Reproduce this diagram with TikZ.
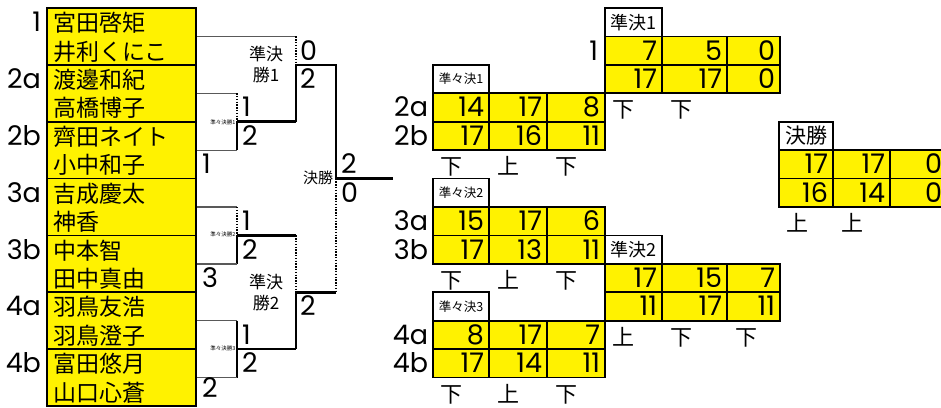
\documentclass[tikz,border=0pt]{standalone}
\usepackage{fontspec}
\setmainfont{Noto Sans CJK JP}
\newfontfamily\lat{Poppins}
\newcommand\colA{0}\newcommand\colB{0}\newcommand\colC{0}\newcommand\colD{0}
% table frame: #1 name, #2 header row, #3 header text, #4 header font size
\newcommand\sctable[4]{%
  \fill[yellow] (\colA,#2+1) rectangle (\colD,#2+3);
  \draw[tline] (\colA,#2+2) -- (\colD,#2+2);
  \draw[tline] (\colB,#2+1) -- (\colB,#2+3) (\colC,#2+1) -- (\colC,#2+3);
  \draw[tline] (\colA,#2+1) rectangle (\colD,#2+3);
  \draw[tline,fill=white] (\colA,#2) rectangle (\colB,#2+1);
  \node[font=\fontsize{#4}{#4}\selectfont] (#1h) at ({(\colA+\colB)/2},#2+0.5) {#3};
}
% a row of three scores: #1 name, #2 row, #3-#5 values
\newcommand\scrow[5]{%
  \node[num,anchor=base east] (#1a) at (\colB-5,#2+0.83) {#3};
  \node[num,anchor=base east] (#1b) at (\colC-5,#2+0.83) {#4};
  \node[num,anchor=base east] (#1c) at (\colD-5,#2+0.83) {#5};
}
% a row of hints below: #1 name, #2 row, #3-#5 values
\newcommand\hintrow[5]{%
  \node[hint] (#1a) at (\colA+7,#2+0.86) {#3};
  \node[hint] (#1b) at (\colB+8,#2+0.86) {#4};
  \node[hint] (#1c) at (\colC+8,#2+0.86) {#5};
}
\begin{document}
\begin{tikzpicture}[x=1pt,y=-28.43pt,
  every node/.style={inner sep=0pt,outer sep=0pt},
  thinl/.style={line width=1.3pt,draw=black!65},
  dotl/.style={line width=1.5pt,dash pattern=on 1.4pt off 1.4pt},
  medl/.style={line width=1.8pt},
  thkl/.style={line width=2.6pt},
  tline/.style={line width=1.8pt},
  nm/.style={font=\fontsize{23}{23}\selectfont,anchor=base west},
  num/.style={font=\lat\fontsize{27}{27}\selectfont},
  hint/.style={font=\fontsize{22}{22}\selectfont,anchor=base west},
  small/.style={font=\fontsize{5.5}{5.5}\selectfont,anchor=east}]
\useasboundingbox (0,-0.2814) rectangle (941,14.0352);

% ---------- bracket coordinates ----------
\coordinate (s1t) at (196,1);  \coordinate (s1d) at (296,1);
\coordinate (s1m) at (296,2);  \coordinate (s1b) at (296,4);
\coordinate (q1t) at (196,3);  \coordinate (q1tr) at (237,3);
\coordinate (q1m) at (237,4);  \coordinate (q1br) at (237,5);
\coordinate (q1b) at (196,5);
\coordinate (q2t) at (196,7);  \coordinate (q2tr) at (237,7);
\coordinate (q2m) at (237,8);  \coordinate (q2br) at (237,9);
\coordinate (q2b) at (196,9);
\coordinate (q3t) at (196,11); \coordinate (q3tr) at (237,11);
\coordinate (q3m) at (237,12); \coordinate (q3br) at (237,13);
\coordinate (q3b) at (196,13);
\coordinate (s2t) at (296,8);  \coordinate (s2m) at (296,10);
\coordinate (s2b) at (296,12);
\coordinate (f1) at (336,2);   \coordinate (fm) at (336,6);
\coordinate (f2) at (336,10);  \coordinate (fo) at (393,6);

% quarterfinal 1
\draw[thinl] (q1t) -- (q1tr);
\draw[dotl] (q1tr) -- (q1m);
\draw[medl] (q1m) -- (q1br);
\draw[thinl] (q1br) -- (q1b);
% quarterfinal 2
\draw[thinl] (q2t) -- (q2tr);
\draw[dotl] (q2tr) -- (q2m);
\draw[medl] (q2m) -- (q2br);
\draw[thinl] (q2br) -- (q2b);
% quarterfinal 3
\draw[thinl] (q3t) -- (q3tr);
\draw[medl,line width=1.4pt] (q3tr) -- (q3br);
\draw[thinl] (q3br) -- (q3b);
% semifinal 1
\draw[thinl] (s1t) -- (s1d);
\draw[dotl] (s1d) -- (s1m);
\draw[medl] (s1m) -- (s1b);
\draw[thkl] (q1m) -- (s1b);
% semifinal 2
\draw[thkl] (q2m) -- (s2t);
\draw[dotl] (s2t) -- (s2m);
\draw[medl] (s2m) -- (s2b);
\draw[thkl] (q3m) -- (s2b);
% final
\draw[thkl,line join=miter] (s1m) -- (f1) -- (fm) -- (fo);
\draw[dotl] (fm) -- (f2);
\draw[thkl] (s2m) -- (f2);

% ---------- player box ----------
\fill[yellow] (47,0) rectangle (196,14);
\foreach \k in {2,4,...,12} \draw[tline] (47,\k) -- (196,\k);
\draw[tline] (47,0) rectangle (196,14);
\foreach \n [count=\i from 0] in {宮田啓矩,井利くにこ,渡邊和紀,高橋博子,齊田ネイト,小中和子,吉成慶太,神香,中本智,田中真由,羽鳥友浩,羽鳥澄子,富田悠月,山口心蒼}
  \node[nm] (name\i) at (53,\i+0.83) {\n};
\foreach \s/\k in {1/0,2a/2,2b/4,3a/6,3b/8,4a/10,4b/12}
  \node[num,anchor=base east] (seed\k) at (41,\k+0.83) {\s};

% ---------- bracket labels ----------
\node[font=\fontsize{17}{21}\selectfont,align=center] (sf1lbl) at (266,1.98) {準決\\勝1};
\node[font=\fontsize{17}{21}\selectfont,align=center] (sf2lbl) at (266,10.0) {準決\\勝2};
\node[font=\fontsize{15}{15}\selectfont,anchor=east] (flbl) at (333,5.99) {決勝};
\node[small] (qf1lbl) at (235.5,4.01) {準々決勝1};
\node[small] (qf2lbl) at (235.5,7.96) {準々決勝2};
\node[small] (qf3lbl) at (235.5,11.97) {準々決勝3};

% ---------- bracket scores ----------
\foreach \x/\k/\v [count=\i] in {242/3/1,242/4/2,202/5/1,300/1/0,300/2/2,341/5/2,341/6/0,
    242/7/1,242/8/2,202/9/3,300/10/2,242/11/1,242/12/2}
  \node[num,anchor=base west] (bs\i) at (\x,\k+0.83) {\v};
\node[num,anchor=base west] (bs14) at (202,13.7) {2};

% ---------- score tables ----------
\renewcommand\colA{433}\renewcommand\colB{489}\renewcommand\colC{547}\renewcommand\colD{605}
\sctable{qf1}{2}{準々決1}{12.5}
\scrow{qf1r1}{3}{14}{17}{8}
\scrow{qf1r2}{4}{17}{16}{11}
\hintrow{qf1hn}{5}{下}{上}{下}
\sctable{qf2}{6}{準々決2}{12.5}
\scrow{qf2r1}{7}{15}{17}{6}
\scrow{qf2r2}{8}{17}{13}{11}
\hintrow{qf2hn}{9}{下}{上}{下}
\sctable{qf3}{10}{準々決3}{12.5}
\scrow{qf3r1}{11}{8}{17}{7}
\scrow{qf3r2}{12}{17}{14}{11}
\hintrow{qf3hn}{13}{下}{上}{下}

\renewcommand\colA{605}\renewcommand\colB{662}\renewcommand\colC{727}\renewcommand\colD{780}
\sctable{sf1}{0}{準決1}{18}
\scrow{sf1r1}{1}{7}{5}{0}
\scrow{sf1r2}{2}{17}{17}{0}
\hintrow{sf1hn}{3}{下}{下}{}
\sctable{sf2}{8}{準決2}{18}
\scrow{sf2r1}{9}{17}{15}{7}
\scrow{sf2r2}{10}{11}{17}{11}
\hintrow{sf2hn}{11}{上}{下}{下}

\renewcommand\colA{779}\renewcommand\colB{833}\renewcommand\colC{890}\renewcommand\colD{947}
\sctable{fin}{4}{決勝}{21}
\scrow{finr1}{5}{17}{17}{0}
\scrow{finr2}{6}{16}{14}{0}
\hintrow{finhn}{7}{上}{上}{}

% ---------- table row labels ----------
\foreach \s/\k in {2a/3,2b/4,3a/7,3b/8,4a/11,4b/12}
  \node[num,anchor=base east] (tl\k) at (428,\k+0.83) {\s};
\node[num,anchor=base east] (tl1) at (598,1.83) {1};
\end{tikzpicture}
\end{document}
======
_Your instructions_. Only the lines from the start of the material through the line containing "(0,-0.2814) rectangle (941,14.0352);" should be transcribed. Pictures stay out.

_Reply_.
Reproduce this diagram with TikZ.
\documentclass[tikz,border=0pt]{standalone}
\usepackage{fontspec}
\setmainfont{Noto Sans CJK JP}
\newfontfamily\lat{Poppins}
\newcommand\colA{0}\newcommand\colB{0}\newcommand\colC{0}\newcommand\colD{0}
% table frame: #1 name, #2 header row, #3 header text, #4 header font size
\newcommand\sctable[4]{%
  \fill[yellow] (\colA,#2+1) rectangle (\colD,#2+3);
  \draw[tline] (\colA,#2+2) -- (\colD,#2+2);
  \draw[tline] (\colB,#2+1) -- (\colB,#2+3) (\colC,#2+1) -- (\colC,#2+3);
  \draw[tline] (\colA,#2+1) rectangle (\colD,#2+3);
  \draw[tline,fill=white] (\colA,#2) rectangle (\colB,#2+1);
  \node[font=\fontsize{#4}{#4}\selectfont] (#1h) at ({(\colA+\colB)/2},#2+0.5) {#3};
}
% a row of three scores: #1 name, #2 row, #3-#5 values
\newcommand\scrow[5]{%
  \node[num,anchor=base east] (#1a) at (\colB-5,#2+0.83) {#3};
  \node[num,anchor=base east] (#1b) at (\colC-5,#2+0.83) {#4};
  \node[num,anchor=base east] (#1c) at (\colD-5,#2+0.83) {#5};
}
% a row of hints below: #1 name, #2 row, #3-#5 values
\newcommand\hintrow[5]{%
  \node[hint] (#1a) at (\colA+7,#2+0.86) {#3};
  \node[hint] (#1b) at (\colB+8,#2+0.86) {#4};
  \node[hint] (#1c) at (\colC+8,#2+0.86) {#5};
}
\begin{document}
\begin{tikzpicture}[x=1pt,y=-28.43pt,
  every node/.style={inner sep=0pt,outer sep=0pt},
  thinl/.style={line width=1.3pt,draw=black!65},
  dotl/.style={line width=1.5pt,dash pattern=on 1.4pt off 1.4pt},
  medl/.style={line width=1.8pt},
  thkl/.style={line width=2.6pt},
  tline/.style={line width=1.8pt},
  nm/.style={font=\fontsize{23}{23}\selectfont,anchor=base west},
  num/.style={font=\lat\fontsize{27}{27}\selectfont},
  hint/.style={font=\fontsize{22}{22}\selectfont,anchor=base west},
  small/.style={font=\fontsize{5.5}{5.5}\selectfont,anchor=east}]
\useasboundingbox (0,-0.2814) rectangle (941,14.0352);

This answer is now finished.